__Task requirements__
Starting at the line with "Reproduce this chart with D3.js." and stopping at the line with "const y = d3.scaleLinear().domain([-5,10]).range([B,T]);", repeat each line exactly. Include both and omit the rest.

━━━━━━

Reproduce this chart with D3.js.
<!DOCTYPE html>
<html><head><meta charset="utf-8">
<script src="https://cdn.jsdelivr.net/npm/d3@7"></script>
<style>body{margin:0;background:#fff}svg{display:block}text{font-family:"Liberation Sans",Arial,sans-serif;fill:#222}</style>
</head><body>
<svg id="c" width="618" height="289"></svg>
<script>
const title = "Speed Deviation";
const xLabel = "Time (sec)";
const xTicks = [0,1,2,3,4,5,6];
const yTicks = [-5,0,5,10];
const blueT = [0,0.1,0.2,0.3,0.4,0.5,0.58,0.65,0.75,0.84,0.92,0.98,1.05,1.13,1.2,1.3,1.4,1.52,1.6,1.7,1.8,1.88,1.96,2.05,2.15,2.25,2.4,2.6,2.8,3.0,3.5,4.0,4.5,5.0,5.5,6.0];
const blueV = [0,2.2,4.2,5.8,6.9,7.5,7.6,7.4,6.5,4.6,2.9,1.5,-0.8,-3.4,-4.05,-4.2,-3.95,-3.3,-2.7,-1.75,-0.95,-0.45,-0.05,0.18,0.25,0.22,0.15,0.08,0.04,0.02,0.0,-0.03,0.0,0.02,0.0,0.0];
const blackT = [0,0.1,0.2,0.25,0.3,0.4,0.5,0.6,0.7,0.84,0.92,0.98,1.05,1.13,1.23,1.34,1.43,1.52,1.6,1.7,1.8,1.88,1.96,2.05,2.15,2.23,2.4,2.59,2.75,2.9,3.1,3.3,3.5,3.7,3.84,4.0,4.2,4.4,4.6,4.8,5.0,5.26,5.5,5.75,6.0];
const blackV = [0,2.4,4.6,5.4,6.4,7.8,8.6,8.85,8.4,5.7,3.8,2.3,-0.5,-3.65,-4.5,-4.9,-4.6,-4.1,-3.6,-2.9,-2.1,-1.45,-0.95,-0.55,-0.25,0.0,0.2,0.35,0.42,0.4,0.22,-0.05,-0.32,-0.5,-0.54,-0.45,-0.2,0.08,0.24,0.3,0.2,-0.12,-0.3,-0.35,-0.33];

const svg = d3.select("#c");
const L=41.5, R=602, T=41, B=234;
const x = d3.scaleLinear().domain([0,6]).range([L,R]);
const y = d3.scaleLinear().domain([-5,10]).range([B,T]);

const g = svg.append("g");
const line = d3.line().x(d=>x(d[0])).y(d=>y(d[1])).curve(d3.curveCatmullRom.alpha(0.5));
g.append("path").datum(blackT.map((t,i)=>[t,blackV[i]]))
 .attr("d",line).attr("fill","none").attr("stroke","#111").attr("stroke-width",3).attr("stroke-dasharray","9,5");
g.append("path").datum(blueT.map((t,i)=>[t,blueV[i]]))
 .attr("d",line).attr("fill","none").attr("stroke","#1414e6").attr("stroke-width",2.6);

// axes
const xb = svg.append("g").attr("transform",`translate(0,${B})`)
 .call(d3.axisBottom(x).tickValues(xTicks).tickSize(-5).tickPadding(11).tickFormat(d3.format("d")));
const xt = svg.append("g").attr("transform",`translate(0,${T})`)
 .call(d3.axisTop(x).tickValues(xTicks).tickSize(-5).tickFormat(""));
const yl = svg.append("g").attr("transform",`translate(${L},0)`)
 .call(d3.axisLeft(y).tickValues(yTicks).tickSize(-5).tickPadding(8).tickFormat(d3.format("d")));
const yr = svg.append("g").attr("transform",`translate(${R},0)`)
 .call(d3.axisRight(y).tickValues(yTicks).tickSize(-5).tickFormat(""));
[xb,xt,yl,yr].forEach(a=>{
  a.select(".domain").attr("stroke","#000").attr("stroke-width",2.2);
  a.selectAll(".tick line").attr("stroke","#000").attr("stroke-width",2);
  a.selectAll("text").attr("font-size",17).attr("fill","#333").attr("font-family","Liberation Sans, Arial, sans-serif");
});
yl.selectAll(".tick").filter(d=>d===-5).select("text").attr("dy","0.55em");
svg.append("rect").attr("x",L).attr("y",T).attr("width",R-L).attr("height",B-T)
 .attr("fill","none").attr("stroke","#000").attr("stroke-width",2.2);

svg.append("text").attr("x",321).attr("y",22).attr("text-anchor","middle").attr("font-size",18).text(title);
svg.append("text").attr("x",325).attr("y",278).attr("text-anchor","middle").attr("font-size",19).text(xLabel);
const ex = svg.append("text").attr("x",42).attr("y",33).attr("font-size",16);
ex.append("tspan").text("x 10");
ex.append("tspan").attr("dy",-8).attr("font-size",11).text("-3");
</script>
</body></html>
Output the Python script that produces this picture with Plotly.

━━━━━━

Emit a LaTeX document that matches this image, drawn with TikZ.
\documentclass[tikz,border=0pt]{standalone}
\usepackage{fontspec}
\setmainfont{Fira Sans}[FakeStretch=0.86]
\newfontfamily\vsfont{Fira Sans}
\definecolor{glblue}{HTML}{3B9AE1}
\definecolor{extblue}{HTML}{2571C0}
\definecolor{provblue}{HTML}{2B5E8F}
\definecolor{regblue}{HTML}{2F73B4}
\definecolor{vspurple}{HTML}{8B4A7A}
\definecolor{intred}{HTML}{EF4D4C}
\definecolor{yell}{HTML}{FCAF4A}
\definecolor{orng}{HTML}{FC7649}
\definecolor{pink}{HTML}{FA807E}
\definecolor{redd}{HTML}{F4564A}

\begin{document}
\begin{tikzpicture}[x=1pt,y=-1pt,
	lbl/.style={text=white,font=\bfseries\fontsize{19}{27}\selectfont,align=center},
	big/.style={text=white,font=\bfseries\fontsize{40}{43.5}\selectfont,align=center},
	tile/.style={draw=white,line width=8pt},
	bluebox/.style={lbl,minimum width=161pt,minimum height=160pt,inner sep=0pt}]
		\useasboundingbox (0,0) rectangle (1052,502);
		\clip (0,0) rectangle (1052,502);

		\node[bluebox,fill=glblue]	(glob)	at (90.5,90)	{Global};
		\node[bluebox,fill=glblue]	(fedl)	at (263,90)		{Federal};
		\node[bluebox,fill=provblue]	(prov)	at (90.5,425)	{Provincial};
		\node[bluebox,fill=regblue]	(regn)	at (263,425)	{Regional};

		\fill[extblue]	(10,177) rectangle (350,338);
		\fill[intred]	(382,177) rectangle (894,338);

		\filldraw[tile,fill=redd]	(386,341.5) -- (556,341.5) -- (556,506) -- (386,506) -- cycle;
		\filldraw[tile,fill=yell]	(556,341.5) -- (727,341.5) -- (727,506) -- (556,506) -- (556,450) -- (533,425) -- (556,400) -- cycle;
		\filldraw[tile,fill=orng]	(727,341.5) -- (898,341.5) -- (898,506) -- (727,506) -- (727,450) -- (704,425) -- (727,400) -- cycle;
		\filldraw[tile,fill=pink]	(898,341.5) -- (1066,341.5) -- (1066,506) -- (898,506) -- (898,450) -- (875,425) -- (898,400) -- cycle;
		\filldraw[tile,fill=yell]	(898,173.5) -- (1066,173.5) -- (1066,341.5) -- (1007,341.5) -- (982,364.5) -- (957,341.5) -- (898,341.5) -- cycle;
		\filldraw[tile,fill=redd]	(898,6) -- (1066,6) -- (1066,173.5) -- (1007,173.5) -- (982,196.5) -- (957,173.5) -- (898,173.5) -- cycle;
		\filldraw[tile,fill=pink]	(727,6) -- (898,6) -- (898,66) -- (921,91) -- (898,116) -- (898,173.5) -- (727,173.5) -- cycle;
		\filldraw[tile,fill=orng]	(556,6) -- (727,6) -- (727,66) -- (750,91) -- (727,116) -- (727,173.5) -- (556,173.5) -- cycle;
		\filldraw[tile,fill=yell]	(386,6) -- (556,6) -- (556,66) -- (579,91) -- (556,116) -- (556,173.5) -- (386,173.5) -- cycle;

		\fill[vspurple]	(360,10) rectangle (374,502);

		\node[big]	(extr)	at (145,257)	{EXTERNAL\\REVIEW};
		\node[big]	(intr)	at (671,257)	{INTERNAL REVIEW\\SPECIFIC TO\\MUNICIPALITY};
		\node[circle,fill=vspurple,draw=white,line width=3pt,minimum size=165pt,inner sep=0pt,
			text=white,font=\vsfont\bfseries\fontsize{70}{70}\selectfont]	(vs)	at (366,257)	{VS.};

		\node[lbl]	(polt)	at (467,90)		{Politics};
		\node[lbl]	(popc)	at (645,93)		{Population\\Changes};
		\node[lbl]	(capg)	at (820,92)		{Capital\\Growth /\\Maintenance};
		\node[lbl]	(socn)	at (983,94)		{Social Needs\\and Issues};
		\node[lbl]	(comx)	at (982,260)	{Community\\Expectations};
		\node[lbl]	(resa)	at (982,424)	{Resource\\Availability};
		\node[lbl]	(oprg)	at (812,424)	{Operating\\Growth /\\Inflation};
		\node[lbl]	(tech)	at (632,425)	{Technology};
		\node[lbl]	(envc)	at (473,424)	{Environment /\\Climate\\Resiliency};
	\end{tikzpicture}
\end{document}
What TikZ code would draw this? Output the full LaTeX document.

━━━━━━

__Output below__
Reproduce this chart with D3.js.
<!DOCTYPE html>
<html><head><meta charset="utf-8">
<script src="https://cdn.jsdelivr.net/npm/d3@7"></script>
<style>body{margin:0;background:#fff}svg{display:block}text{font-family:"Liberation Sans",Arial,sans-serif;fill:#222}</style>
</head><body>
<svg id="c" width="618" height="289"></svg>
<script>
const title = "Speed Deviation";
const xLabel = "Time (sec)";
const xTicks = [0,1,2,3,4,5,6];
const yTicks = [-5,0,5,10];
const blueT = [0,0.1,0.2,0.3,0.4,0.5,0.58,0.65,0.75,0.84,0.92,0.98,1.05,1.13,1.2,1.3,1.4,1.52,1.6,1.7,1.8,1.88,1.96,2.05,2.15,2.25,2.4,2.6,2.8,3.0,3.5,4.0,4.5,5.0,5.5,6.0];
const blueV = [0,2.2,4.2,5.8,6.9,7.5,7.6,7.4,6.5,4.6,2.9,1.5,-0.8,-3.4,-4.05,-4.2,-3.95,-3.3,-2.7,-1.75,-0.95,-0.45,-0.05,0.18,0.25,0.22,0.15,0.08,0.04,0.02,0.0,-0.03,0.0,0.02,0.0,0.0];
const blackT = [0,0.1,0.2,0.25,0.3,0.4,0.5,0.6,0.7,0.84,0.92,0.98,1.05,1.13,1.23,1.34,1.43,1.52,1.6,1.7,1.8,1.88,1.96,2.05,2.15,2.23,2.4,2.59,2.75,2.9,3.1,3.3,3.5,3.7,3.84,4.0,4.2,4.4,4.6,4.8,5.0,5.26,5.5,5.75,6.0];
const blackV = [0,2.4,4.6,5.4,6.4,7.8,8.6,8.85,8.4,5.7,3.8,2.3,-0.5,-3.65,-4.5,-4.9,-4.6,-4.1,-3.6,-2.9,-2.1,-1.45,-0.95,-0.55,-0.25,0.0,0.2,0.35,0.42,0.4,0.22,-0.05,-0.32,-0.5,-0.54,-0.45,-0.2,0.08,0.24,0.3,0.2,-0.12,-0.3,-0.35,-0.33];

const svg = d3.select("#c");
const L=41.5, R=602, T=41, B=234;
const x = d3.scaleLinear().domain([0,6]).range([L,R]);
const y = d3.scaleLinear().domain([-5,10]).range([B,T]);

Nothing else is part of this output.